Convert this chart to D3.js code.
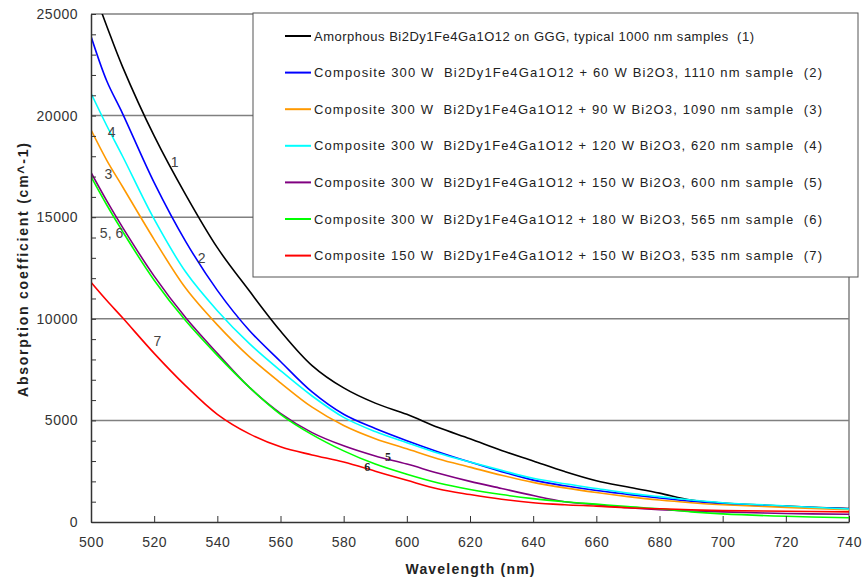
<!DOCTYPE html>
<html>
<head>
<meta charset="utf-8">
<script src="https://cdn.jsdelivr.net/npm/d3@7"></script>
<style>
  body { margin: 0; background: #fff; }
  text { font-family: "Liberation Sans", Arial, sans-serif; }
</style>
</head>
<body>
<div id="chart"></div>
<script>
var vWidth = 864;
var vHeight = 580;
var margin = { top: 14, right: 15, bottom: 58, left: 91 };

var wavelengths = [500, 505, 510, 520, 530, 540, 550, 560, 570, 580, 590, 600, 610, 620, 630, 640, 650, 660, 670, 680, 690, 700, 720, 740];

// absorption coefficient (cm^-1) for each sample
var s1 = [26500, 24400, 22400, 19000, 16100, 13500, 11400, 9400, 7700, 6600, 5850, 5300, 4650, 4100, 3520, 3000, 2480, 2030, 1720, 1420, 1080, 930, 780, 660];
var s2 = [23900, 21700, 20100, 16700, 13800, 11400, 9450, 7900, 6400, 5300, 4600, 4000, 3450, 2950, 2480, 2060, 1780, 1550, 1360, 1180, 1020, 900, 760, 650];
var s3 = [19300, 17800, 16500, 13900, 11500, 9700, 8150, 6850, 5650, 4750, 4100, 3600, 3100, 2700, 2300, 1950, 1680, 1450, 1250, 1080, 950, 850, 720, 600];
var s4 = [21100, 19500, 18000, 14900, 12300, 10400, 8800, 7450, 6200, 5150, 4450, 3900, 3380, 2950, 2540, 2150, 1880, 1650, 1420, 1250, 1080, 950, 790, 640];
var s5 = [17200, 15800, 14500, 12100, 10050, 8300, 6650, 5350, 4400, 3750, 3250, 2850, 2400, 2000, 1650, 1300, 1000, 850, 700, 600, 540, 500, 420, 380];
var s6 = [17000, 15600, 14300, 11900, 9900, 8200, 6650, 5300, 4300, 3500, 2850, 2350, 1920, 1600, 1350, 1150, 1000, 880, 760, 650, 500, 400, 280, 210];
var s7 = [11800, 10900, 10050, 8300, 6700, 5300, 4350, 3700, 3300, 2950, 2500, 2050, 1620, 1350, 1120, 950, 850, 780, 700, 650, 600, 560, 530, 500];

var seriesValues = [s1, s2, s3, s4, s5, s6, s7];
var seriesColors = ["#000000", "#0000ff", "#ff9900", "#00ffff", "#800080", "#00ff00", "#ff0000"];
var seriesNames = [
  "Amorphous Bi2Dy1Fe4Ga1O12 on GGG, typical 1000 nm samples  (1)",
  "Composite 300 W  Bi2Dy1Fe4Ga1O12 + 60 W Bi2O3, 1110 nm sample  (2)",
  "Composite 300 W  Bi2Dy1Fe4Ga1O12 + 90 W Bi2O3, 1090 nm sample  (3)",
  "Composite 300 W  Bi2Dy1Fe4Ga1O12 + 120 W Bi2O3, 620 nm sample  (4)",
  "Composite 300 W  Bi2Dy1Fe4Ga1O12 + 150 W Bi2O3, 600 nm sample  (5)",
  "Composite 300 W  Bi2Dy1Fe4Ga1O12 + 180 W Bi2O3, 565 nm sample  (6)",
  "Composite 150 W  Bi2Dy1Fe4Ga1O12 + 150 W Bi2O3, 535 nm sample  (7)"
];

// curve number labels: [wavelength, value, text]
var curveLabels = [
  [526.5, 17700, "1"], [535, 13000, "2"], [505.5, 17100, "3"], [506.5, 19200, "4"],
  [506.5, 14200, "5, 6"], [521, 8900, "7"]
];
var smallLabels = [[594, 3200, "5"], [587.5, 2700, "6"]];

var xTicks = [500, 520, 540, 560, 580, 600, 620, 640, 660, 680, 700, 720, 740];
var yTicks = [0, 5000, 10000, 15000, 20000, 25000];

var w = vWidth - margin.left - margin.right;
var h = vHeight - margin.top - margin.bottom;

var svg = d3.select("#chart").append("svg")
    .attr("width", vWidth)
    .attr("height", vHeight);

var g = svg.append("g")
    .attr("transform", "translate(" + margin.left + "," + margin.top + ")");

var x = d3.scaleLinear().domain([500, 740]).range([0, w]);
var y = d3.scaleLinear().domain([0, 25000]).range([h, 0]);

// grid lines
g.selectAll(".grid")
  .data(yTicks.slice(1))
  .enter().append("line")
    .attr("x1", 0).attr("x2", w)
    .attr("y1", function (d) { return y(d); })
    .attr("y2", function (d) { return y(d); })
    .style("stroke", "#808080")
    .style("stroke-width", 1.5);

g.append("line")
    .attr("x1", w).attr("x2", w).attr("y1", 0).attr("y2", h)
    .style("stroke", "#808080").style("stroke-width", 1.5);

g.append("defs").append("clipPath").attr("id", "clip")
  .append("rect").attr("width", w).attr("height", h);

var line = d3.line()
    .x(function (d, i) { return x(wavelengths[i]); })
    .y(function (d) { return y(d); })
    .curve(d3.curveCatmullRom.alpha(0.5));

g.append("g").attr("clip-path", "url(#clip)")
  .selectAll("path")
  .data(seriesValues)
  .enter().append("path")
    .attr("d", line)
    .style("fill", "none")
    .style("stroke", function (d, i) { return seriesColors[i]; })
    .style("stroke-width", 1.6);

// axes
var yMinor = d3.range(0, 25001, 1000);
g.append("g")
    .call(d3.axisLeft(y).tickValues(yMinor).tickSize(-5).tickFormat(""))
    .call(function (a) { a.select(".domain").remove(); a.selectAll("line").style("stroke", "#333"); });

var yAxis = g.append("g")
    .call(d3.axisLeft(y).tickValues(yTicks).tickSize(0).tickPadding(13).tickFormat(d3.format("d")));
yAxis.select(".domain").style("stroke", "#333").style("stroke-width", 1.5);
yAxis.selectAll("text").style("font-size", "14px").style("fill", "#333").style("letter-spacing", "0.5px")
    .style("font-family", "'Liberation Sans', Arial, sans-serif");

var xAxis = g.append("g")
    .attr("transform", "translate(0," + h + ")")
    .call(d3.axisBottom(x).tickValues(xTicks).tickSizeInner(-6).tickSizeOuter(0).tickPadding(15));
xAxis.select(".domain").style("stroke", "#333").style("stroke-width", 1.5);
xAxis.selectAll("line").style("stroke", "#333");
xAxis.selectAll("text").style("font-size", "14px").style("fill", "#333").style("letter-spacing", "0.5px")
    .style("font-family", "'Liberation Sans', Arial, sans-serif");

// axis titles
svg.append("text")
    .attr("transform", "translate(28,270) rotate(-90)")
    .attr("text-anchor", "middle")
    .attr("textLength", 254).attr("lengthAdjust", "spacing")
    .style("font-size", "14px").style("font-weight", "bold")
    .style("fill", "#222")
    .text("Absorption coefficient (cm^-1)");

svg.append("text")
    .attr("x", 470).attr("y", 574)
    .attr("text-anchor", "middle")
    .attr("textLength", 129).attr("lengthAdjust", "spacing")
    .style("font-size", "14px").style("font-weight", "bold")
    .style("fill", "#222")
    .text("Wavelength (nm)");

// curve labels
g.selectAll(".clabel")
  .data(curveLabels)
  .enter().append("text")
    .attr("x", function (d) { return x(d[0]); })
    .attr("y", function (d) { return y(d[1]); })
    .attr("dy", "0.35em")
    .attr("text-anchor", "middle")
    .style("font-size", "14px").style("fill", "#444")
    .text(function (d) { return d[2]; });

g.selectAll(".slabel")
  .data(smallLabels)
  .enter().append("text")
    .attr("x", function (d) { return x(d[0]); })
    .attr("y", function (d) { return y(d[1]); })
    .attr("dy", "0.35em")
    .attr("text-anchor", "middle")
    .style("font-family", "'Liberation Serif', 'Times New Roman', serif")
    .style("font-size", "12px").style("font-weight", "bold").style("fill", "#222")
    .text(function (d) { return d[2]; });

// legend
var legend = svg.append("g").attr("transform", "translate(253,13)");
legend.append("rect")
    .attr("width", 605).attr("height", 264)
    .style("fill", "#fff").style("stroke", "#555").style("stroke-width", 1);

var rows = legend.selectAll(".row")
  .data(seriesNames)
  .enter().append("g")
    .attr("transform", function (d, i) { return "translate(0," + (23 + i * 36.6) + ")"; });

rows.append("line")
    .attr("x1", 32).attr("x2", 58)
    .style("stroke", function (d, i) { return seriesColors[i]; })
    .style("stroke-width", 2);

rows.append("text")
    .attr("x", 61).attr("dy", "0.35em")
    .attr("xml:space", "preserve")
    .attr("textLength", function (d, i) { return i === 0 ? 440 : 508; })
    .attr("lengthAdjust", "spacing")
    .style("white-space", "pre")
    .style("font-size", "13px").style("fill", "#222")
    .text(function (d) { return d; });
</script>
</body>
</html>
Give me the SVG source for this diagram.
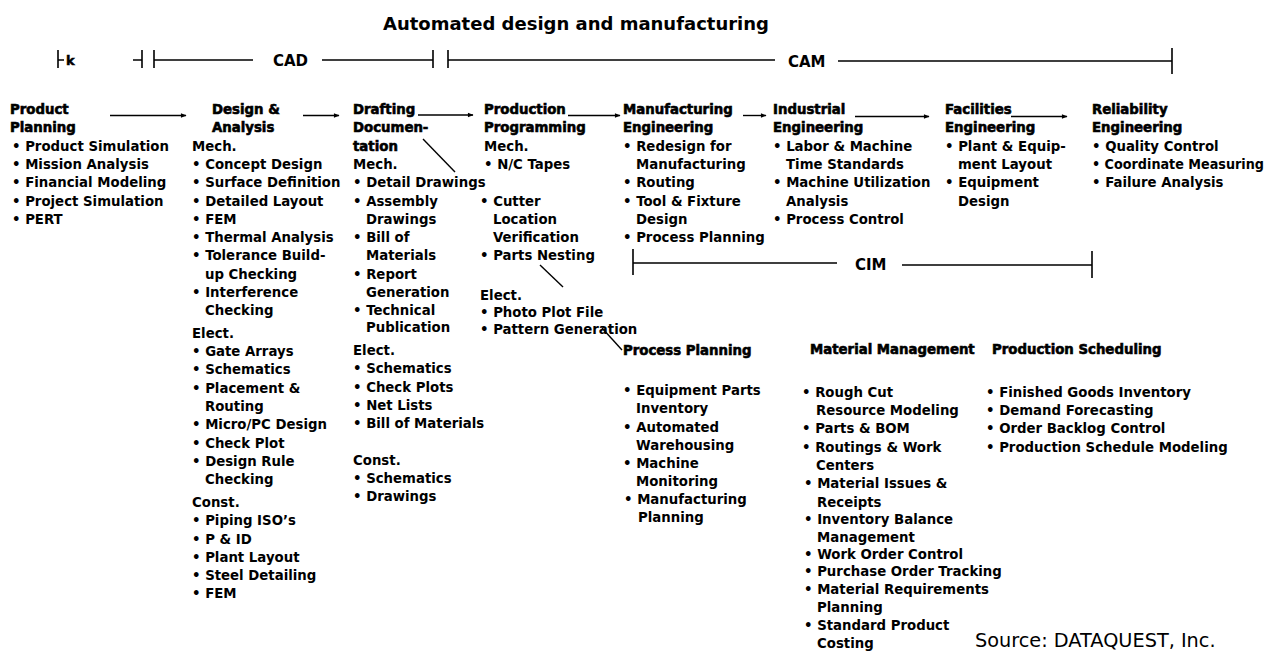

● ● ● ●

WHAT IS REQUIRED: Print exactly the first line of the entries and every line after it through the one that contains "58, left: 91", leaving the pictures out.

EXERCISE SOLUTION:
Convert this chart to D3.js code.
<!DOCTYPE html>
<html>
<head>
<meta charset="utf-8">
<script src="https://cdn.jsdelivr.net/npm/d3@7"></script>
<style>
  body { margin: 0; background: #fff; }
  text { font-family: "Liberation Sans", Arial, sans-serif; }
</style>
</head>
<body>
<div id="chart"></div>
<script>
var vWidth = 864;
var vHeight = 580;
var margin = { top: 14, right: 15, bottom: 58, left: 91 };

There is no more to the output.